══ Data shown

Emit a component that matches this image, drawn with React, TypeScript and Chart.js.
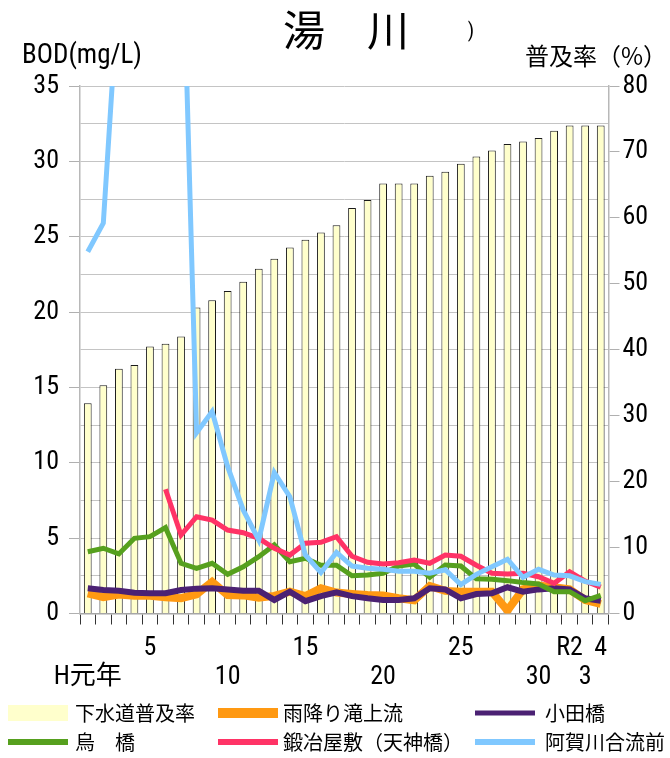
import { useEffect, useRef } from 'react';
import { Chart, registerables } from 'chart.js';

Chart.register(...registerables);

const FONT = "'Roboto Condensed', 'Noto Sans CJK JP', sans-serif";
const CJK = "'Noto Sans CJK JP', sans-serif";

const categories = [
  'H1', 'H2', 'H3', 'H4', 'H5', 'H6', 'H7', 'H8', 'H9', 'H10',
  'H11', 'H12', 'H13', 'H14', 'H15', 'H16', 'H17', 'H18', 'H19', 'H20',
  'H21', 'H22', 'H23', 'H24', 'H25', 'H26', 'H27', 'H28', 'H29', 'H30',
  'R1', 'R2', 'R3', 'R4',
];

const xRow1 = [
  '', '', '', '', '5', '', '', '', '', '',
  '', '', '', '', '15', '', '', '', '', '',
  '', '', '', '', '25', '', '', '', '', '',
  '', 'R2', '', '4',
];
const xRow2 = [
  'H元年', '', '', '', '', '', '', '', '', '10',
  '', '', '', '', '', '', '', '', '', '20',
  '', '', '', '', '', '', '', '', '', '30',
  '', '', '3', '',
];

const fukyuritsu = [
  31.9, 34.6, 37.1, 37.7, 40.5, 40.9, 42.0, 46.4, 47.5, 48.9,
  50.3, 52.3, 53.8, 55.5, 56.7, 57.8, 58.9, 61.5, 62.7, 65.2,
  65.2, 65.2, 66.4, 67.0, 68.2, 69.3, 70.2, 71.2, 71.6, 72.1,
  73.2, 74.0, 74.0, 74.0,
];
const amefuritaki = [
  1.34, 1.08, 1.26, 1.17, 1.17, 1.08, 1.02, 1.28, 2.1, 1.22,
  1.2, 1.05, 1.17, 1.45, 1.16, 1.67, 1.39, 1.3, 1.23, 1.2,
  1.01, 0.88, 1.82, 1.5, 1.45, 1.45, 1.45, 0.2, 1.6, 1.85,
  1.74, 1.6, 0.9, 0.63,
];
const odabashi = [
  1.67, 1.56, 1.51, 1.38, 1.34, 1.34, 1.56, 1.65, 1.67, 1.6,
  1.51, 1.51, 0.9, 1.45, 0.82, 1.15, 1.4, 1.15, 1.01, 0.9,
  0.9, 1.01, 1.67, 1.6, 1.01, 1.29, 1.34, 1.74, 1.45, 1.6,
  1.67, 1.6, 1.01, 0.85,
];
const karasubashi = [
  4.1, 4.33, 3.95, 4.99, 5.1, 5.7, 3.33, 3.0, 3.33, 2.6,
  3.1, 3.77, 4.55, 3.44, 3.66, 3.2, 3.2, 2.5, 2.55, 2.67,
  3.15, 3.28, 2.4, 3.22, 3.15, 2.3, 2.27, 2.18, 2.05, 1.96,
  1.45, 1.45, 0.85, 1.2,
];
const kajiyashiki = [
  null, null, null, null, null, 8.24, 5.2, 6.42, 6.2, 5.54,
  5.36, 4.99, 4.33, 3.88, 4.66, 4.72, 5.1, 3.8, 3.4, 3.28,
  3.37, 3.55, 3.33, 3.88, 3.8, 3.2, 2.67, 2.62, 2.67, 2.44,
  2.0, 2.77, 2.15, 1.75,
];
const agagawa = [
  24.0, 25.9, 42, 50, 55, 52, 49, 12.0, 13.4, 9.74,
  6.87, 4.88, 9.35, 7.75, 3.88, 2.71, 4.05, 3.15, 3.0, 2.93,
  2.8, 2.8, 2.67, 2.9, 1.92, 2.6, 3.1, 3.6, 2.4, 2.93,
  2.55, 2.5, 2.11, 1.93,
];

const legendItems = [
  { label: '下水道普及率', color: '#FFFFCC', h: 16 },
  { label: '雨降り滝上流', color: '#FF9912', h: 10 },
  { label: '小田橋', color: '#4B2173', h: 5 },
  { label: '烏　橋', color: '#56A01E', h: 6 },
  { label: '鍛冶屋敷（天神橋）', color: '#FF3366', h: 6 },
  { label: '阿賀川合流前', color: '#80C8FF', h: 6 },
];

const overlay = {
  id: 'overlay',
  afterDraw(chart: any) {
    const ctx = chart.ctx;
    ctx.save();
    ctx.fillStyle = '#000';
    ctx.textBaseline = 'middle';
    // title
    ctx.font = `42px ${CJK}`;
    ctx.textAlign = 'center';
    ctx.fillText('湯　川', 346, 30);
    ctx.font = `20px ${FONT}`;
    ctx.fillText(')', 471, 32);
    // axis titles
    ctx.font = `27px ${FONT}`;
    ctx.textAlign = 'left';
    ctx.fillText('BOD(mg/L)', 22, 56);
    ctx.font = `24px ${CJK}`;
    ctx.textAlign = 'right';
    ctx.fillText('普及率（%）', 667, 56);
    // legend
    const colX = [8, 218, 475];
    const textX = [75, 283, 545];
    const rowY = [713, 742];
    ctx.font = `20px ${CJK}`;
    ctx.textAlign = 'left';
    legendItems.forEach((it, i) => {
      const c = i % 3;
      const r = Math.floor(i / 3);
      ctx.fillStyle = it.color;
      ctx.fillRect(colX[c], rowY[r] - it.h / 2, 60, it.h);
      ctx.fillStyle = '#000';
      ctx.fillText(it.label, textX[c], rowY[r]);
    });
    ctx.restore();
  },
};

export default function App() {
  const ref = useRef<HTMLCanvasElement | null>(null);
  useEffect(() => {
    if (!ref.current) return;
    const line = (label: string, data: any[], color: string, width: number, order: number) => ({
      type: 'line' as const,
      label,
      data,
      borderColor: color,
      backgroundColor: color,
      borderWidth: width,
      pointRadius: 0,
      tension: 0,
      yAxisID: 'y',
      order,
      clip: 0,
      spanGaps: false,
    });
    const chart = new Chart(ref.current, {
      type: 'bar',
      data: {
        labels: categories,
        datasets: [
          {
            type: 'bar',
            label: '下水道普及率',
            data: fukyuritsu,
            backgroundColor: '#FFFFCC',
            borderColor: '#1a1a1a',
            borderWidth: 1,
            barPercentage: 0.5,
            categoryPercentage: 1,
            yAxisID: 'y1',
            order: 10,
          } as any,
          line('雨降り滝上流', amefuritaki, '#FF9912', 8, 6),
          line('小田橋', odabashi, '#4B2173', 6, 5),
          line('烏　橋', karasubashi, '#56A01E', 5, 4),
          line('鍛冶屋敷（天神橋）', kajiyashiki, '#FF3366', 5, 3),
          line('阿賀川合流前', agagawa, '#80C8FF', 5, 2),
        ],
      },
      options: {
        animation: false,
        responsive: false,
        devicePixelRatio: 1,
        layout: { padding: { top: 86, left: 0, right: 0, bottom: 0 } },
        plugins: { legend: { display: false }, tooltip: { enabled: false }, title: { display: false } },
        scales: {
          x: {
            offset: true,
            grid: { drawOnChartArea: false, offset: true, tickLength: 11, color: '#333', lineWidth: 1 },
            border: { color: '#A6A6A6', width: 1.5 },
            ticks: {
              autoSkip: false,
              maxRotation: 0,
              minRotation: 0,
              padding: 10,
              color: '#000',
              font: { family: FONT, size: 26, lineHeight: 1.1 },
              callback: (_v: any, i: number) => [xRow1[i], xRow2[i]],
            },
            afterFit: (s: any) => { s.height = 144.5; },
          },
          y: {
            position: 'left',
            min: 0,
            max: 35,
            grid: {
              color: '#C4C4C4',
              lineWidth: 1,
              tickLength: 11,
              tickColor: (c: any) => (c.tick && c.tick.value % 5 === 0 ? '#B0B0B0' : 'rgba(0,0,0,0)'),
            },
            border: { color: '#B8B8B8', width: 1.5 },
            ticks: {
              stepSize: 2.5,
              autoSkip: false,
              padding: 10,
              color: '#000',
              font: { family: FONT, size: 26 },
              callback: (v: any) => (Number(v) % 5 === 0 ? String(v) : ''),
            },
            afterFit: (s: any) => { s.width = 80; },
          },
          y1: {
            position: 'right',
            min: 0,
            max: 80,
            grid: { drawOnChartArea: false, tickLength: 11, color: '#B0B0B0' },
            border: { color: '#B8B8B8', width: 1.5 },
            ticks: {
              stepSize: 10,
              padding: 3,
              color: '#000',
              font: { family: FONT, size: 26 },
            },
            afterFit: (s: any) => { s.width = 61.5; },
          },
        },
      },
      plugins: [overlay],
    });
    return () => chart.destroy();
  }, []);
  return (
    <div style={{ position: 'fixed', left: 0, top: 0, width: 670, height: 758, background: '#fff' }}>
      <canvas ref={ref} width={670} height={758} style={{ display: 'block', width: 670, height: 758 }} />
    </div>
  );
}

════

What is asked -> Write out, word for word, the lines from the start of the data through the one holding "Chart.register(...registerables);". Omit pictures.

The response ->
Emit a component that matches this image, drawn with React, TypeScript and Chart.js.
import { useEffect, useRef } from 'react';
import { Chart, registerables } from 'chart.js';

Chart.register(...registerables);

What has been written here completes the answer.